Wednesday, April 6, 2016

Openly Straight

Openly Straight by Bill Konigsberg (2013)

Rafe has been openly gay for a while now. His parents are supportive, his friends are supportive, he's a member of the GSA and has even spoken publicly at high schools about being a gay teen. But after a while he started feeling like every time anyone looked at him all they saw was GAY GAY GAY GAY GAY GAY and, even worse, that's all he started seeing when he looked in the mirror. So now he's leaving Boulder, CO for a boarding school in Natick, MA where he will reinvent himself as a straight kid. Not because he's ashamed of who he is - he's not - but because he just wants to leave the baggage behind and fit in with all the other kids.

The story opens with Rafe's arrival at his new dorm room, where he now lives with Albie, a survivalist who is really, really messy. They are frequently joined by Albie's friend Toby, a skinny kid who shares Albie's survivalist interests and love for a drinking game they call scanner pong, which involves a police scanner and drinks (but no ping pong balls). Rafe starts playing sports and finds he really likes being part of a team, and really likes some of the other guys, though he suspects their friendships wouldn't come so easily if they knew he was gay. Which just goes to show what a good idea this was, right? He doesn't tell his parents his plans, nor does he tell his best friend Claire Olivia. So this isn't going to get awkward at all, ever, because surely nobody from home will ever have contact with anybody from school. Ha ha! Obviously, this sort of lie is not going to actually make things as awesome as Rafe thinks.

I'll admit that I wasn't looking forward to reading this. My Not-So-Young Adult book group picked it, but I was sort of cringing at the whole premise. A gay kid wanting to essentially go back into the closet? But of course the whole point (spoiler?) is that it's a horrible idea and he has to learn the hard way what a horrible idea it is. I really like how the author handled the whole thing, and I especially liked that Rafe had one teacher who was in on his secret and made him write about it in the journal he kept for his class.

Speaking of adults, there were some great adult characters in this book. Rafe's parents were pretty earthy-crunchy and ultra-supportive of him being gay (to the point of embarrassment), but I really liked their relationship.
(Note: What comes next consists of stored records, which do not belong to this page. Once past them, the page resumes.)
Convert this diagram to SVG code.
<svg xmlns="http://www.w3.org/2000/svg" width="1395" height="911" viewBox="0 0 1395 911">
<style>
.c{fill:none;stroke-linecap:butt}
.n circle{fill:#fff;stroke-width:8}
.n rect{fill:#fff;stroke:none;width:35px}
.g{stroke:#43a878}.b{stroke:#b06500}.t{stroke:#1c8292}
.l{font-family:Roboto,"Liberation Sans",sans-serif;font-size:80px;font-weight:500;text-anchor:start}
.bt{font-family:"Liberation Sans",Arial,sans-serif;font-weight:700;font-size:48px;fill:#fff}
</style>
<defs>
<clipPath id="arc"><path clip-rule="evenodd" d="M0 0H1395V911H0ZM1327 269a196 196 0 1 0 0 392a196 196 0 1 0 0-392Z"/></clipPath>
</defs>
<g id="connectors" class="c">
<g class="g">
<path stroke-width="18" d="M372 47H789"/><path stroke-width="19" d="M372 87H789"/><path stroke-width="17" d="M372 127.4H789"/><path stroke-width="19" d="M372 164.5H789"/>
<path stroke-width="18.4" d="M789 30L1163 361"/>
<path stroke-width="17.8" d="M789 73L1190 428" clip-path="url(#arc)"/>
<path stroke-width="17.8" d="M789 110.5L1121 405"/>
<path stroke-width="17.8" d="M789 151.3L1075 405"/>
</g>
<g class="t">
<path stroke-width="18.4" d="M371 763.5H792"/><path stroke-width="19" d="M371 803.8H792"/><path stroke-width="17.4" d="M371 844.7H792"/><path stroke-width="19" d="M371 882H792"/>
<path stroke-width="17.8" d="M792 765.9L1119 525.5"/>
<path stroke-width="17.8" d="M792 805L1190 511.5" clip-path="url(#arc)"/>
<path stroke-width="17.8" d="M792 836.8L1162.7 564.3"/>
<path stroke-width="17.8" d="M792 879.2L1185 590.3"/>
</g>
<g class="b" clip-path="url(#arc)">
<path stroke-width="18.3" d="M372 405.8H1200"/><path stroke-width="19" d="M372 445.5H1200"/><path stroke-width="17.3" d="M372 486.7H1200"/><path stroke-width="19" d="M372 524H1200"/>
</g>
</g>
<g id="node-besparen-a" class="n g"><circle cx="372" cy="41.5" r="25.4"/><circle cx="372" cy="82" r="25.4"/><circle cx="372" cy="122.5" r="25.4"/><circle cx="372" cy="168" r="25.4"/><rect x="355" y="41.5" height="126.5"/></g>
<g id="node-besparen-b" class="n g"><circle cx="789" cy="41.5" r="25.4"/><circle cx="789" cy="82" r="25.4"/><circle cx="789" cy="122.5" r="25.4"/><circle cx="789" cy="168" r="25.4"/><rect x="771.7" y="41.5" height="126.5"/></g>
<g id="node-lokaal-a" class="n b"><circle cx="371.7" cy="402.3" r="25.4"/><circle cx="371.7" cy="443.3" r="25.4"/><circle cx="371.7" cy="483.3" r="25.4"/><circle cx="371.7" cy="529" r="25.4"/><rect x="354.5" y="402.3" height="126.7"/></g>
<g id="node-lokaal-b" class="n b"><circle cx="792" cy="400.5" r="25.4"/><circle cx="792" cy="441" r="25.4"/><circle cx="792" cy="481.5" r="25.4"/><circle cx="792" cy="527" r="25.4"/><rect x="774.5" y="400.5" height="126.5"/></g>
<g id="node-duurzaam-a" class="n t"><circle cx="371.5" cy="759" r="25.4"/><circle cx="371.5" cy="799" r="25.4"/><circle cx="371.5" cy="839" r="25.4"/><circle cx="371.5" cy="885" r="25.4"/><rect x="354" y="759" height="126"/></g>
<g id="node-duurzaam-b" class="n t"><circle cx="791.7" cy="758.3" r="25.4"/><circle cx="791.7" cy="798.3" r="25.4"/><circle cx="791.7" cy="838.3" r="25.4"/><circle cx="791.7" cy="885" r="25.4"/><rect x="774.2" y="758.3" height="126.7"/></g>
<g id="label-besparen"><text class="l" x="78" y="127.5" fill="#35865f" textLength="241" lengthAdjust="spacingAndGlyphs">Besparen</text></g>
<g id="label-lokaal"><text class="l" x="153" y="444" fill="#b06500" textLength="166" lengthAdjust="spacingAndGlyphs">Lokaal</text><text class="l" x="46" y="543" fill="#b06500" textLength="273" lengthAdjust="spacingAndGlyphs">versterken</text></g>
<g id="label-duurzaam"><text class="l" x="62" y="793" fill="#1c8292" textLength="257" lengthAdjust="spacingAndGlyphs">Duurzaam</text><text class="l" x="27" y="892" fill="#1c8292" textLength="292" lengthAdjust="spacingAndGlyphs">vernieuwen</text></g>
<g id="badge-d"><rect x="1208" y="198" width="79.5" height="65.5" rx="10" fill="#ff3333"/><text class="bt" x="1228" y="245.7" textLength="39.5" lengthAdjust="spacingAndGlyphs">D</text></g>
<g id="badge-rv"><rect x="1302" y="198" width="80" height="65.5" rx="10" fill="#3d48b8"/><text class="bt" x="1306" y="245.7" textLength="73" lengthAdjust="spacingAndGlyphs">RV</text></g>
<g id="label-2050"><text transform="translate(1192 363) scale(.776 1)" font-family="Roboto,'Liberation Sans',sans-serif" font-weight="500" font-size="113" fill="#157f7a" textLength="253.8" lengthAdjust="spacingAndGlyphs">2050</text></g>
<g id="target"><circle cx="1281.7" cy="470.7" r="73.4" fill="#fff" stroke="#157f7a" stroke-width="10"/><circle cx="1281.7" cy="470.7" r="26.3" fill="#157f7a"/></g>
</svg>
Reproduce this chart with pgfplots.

I especially loved his relationship with his mother. As much as she aggravated him sometimes, he thought she was a really good person and he would sometimes put his arm around her or lean on her affectionately, and talk to her about personal things in his life. It was very sweet. His friendship with Claire Olivia was also very close and supportive and fun, and I also like the friendships he developed with some of the guys at school, Albie, Toby, and Ben.

But my favorite part of this whole book isn't even really part of the book. There's a passage in which Rafe is thinking about the way his guy friends talk about women: "I tried to imagine what it would be like if gay were normal and all of us were gay. Would we objectify men in the same way?" That question was underlined in pencils and a note pencilled in next to it said "Brilliant Absolutely Brilliant = Mind Blown" Underneath it in purple pen someone else wrote "100% same" with four arrows pointing to the first person's comment. I'm not normally an advocate of writing in library books, but I'm a HUGE advocate of teens being really excited about what they are reading.

In summary, this is a great book about friendship, honesty, and being true to ourselves and those we care about. Surprisingly fun and insightful!